#### MATERIAL TO PROCESS:
=-=-=

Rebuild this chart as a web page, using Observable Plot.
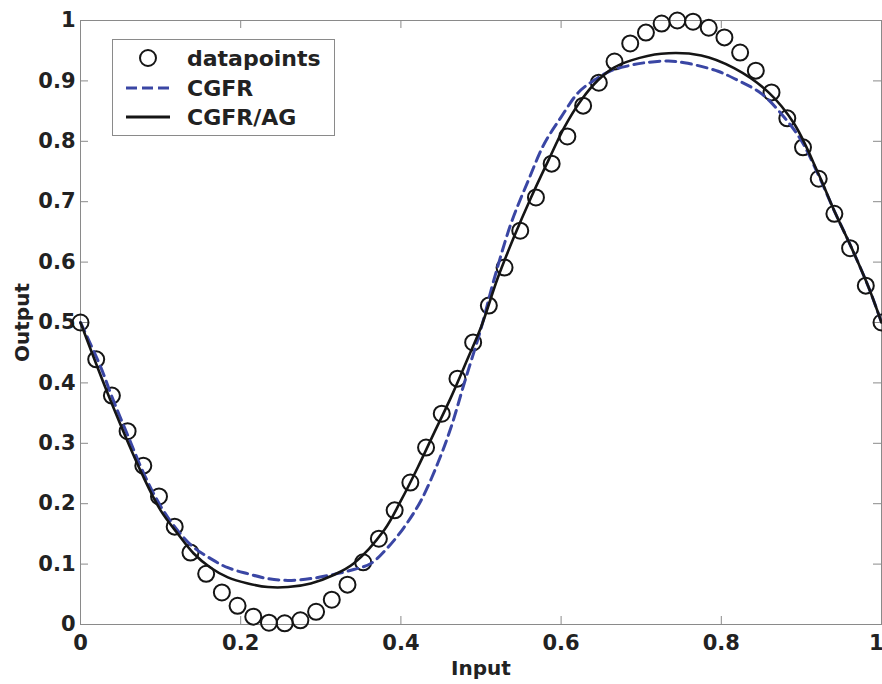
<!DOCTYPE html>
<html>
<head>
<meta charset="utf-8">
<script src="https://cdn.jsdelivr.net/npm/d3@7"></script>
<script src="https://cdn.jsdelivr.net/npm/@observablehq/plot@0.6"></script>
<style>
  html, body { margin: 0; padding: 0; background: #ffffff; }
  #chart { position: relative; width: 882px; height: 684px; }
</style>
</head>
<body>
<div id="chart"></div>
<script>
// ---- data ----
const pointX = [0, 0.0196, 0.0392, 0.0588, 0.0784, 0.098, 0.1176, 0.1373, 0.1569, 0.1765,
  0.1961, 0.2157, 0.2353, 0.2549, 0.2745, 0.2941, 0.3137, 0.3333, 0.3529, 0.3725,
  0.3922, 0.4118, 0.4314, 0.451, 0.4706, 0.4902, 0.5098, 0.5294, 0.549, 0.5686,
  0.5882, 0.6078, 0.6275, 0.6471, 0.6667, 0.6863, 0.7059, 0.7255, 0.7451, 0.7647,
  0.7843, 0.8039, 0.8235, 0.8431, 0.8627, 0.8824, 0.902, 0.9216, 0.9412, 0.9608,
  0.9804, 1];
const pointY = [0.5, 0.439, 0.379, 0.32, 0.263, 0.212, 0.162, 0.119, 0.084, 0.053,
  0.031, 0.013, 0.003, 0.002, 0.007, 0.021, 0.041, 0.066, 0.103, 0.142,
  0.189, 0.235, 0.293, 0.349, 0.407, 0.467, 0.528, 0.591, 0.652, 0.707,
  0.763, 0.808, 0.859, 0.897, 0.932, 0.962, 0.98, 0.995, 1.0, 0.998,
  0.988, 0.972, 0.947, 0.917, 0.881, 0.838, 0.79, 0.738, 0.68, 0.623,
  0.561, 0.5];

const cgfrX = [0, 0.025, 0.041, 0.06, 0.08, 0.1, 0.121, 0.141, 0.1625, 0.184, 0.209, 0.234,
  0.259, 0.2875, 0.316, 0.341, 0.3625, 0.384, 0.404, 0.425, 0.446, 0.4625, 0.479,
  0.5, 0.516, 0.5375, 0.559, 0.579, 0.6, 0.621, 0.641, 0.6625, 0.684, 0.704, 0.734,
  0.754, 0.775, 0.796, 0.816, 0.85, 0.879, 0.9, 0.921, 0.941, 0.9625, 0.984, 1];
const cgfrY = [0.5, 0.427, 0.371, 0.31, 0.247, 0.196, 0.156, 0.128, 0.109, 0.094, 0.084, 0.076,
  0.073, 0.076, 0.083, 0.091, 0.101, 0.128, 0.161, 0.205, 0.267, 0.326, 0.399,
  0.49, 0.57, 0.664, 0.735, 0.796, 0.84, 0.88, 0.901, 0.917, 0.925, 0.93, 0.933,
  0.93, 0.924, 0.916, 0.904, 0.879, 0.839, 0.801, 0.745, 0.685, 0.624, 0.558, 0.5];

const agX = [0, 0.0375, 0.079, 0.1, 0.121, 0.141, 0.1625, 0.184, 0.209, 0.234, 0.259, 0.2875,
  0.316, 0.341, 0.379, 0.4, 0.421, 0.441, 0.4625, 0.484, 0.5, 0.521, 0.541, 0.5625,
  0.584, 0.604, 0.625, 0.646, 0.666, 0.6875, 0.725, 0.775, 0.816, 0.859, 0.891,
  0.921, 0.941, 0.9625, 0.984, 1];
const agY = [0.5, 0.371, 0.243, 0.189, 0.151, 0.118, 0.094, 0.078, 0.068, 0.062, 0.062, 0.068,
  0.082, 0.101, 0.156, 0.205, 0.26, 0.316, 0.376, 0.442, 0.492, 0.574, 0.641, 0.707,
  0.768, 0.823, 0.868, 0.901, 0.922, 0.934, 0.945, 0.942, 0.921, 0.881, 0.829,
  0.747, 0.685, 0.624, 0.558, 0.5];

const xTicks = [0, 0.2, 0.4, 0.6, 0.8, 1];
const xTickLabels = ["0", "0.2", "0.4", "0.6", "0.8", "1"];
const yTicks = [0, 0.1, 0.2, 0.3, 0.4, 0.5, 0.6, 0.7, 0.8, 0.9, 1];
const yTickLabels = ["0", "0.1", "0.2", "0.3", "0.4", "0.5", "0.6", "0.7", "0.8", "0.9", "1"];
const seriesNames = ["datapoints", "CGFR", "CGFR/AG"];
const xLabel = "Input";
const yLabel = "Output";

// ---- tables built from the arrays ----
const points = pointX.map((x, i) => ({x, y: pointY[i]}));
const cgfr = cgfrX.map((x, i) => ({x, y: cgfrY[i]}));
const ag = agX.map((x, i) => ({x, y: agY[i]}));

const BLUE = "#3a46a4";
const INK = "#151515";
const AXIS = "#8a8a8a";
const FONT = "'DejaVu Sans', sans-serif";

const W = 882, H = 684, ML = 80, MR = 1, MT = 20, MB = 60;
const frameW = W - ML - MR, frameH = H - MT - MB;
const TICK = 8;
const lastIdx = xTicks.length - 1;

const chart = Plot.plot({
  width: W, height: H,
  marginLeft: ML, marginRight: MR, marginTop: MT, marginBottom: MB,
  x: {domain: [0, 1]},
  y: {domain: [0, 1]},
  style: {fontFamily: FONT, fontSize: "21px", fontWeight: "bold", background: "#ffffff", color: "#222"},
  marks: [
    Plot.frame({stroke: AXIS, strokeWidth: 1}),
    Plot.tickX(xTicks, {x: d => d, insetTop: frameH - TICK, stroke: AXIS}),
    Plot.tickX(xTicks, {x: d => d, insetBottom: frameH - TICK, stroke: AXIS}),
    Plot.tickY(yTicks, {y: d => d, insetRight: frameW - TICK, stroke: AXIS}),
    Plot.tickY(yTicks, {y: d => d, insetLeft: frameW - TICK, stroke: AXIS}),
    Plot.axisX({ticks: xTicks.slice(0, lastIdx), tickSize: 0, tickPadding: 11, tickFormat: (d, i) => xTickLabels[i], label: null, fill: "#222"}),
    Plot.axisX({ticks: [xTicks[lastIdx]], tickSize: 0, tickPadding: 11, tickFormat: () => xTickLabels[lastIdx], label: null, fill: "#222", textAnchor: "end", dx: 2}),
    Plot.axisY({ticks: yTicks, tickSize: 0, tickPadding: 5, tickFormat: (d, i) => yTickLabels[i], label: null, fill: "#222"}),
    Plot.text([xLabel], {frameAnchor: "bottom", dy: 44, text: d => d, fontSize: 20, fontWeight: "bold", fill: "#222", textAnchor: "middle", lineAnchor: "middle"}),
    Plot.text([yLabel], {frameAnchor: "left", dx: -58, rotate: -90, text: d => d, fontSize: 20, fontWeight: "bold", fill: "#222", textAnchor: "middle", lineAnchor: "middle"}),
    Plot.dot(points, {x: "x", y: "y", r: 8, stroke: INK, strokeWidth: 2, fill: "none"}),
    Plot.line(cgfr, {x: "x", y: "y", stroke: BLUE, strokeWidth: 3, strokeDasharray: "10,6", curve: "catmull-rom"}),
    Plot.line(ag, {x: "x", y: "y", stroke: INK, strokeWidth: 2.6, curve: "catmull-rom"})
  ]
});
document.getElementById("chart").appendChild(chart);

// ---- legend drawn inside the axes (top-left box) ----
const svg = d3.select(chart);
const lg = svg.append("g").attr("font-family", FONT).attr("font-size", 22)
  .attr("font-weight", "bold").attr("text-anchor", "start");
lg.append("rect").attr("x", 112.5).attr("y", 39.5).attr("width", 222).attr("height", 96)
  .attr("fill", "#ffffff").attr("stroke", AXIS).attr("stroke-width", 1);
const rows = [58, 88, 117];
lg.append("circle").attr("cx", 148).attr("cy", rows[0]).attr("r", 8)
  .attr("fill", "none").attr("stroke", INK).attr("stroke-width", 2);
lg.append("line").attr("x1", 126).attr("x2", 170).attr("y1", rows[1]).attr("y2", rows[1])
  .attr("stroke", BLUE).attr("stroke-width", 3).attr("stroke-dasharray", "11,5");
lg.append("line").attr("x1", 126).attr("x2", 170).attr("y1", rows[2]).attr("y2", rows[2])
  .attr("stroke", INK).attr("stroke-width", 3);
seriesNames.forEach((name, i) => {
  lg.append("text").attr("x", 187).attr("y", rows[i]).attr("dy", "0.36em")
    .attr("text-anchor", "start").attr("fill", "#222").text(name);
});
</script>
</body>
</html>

=-=-=

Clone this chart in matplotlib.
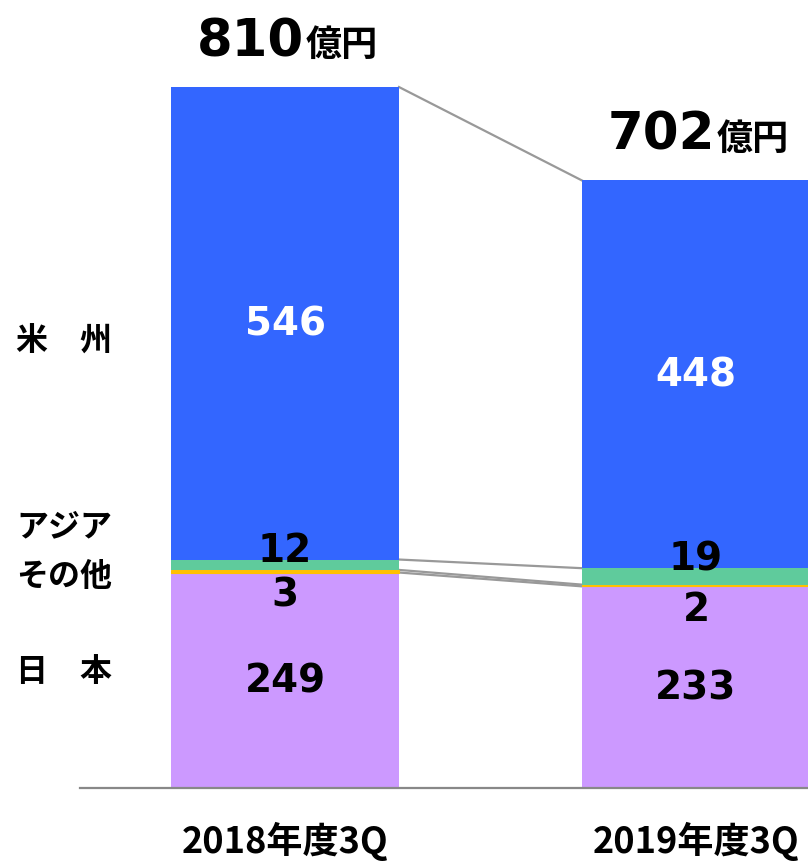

=-=-=

#### WHAT YOU HAVE TO DO:
Reproduce the data above exactly, but only the lines from the one showing "Rebuild this chart" through the one showing "0.561, 0.5];", with both ends kept and the pictures left out.

#### WRITTEN SOLUTION:
Rebuild this chart as a web page, using Observable Plot.
<!DOCTYPE html>
<html>
<head>
<meta charset="utf-8">
<script src="https://cdn.jsdelivr.net/npm/d3@7"></script>
<script src="https://cdn.jsdelivr.net/npm/@observablehq/plot@0.6"></script>
<style>
  html, body { margin: 0; padding: 0; background: #ffffff; }
  #chart { position: relative; width: 882px; height: 684px; }
</style>
</head>
<body>
<div id="chart"></div>
<script>
// ---- data ----
const pointX = [0, 0.0196, 0.0392, 0.0588, 0.0784, 0.098, 0.1176, 0.1373, 0.1569, 0.1765,
  0.1961, 0.2157, 0.2353, 0.2549, 0.2745, 0.2941, 0.3137, 0.3333, 0.3529, 0.3725,
  0.3922, 0.4118, 0.4314, 0.451, 0.4706, 0.4902, 0.5098, 0.5294, 0.549, 0.5686,
  0.5882, 0.6078, 0.6275, 0.6471, 0.6667, 0.6863, 0.7059, 0.7255, 0.7451, 0.7647,
  0.7843, 0.8039, 0.8235, 0.8431, 0.8627, 0.8824, 0.902, 0.9216, 0.9412, 0.9608,
  0.9804, 1];
const pointY = [0.5, 0.439, 0.379, 0.32, 0.263, 0.212, 0.162, 0.119, 0.084, 0.053,
  0.031, 0.013, 0.003, 0.002, 0.007, 0.021, 0.041, 0.066, 0.103, 0.142,
  0.189, 0.235, 0.293, 0.349, 0.407, 0.467, 0.528, 0.591, 0.652, 0.707,
  0.763, 0.808, 0.859, 0.897, 0.932, 0.962, 0.98, 0.995, 1.0, 0.998,
  0.988, 0.972, 0.947, 0.917, 0.881, 0.838, 0.79, 0.738, 0.68, 0.623,
  0.561, 0.5];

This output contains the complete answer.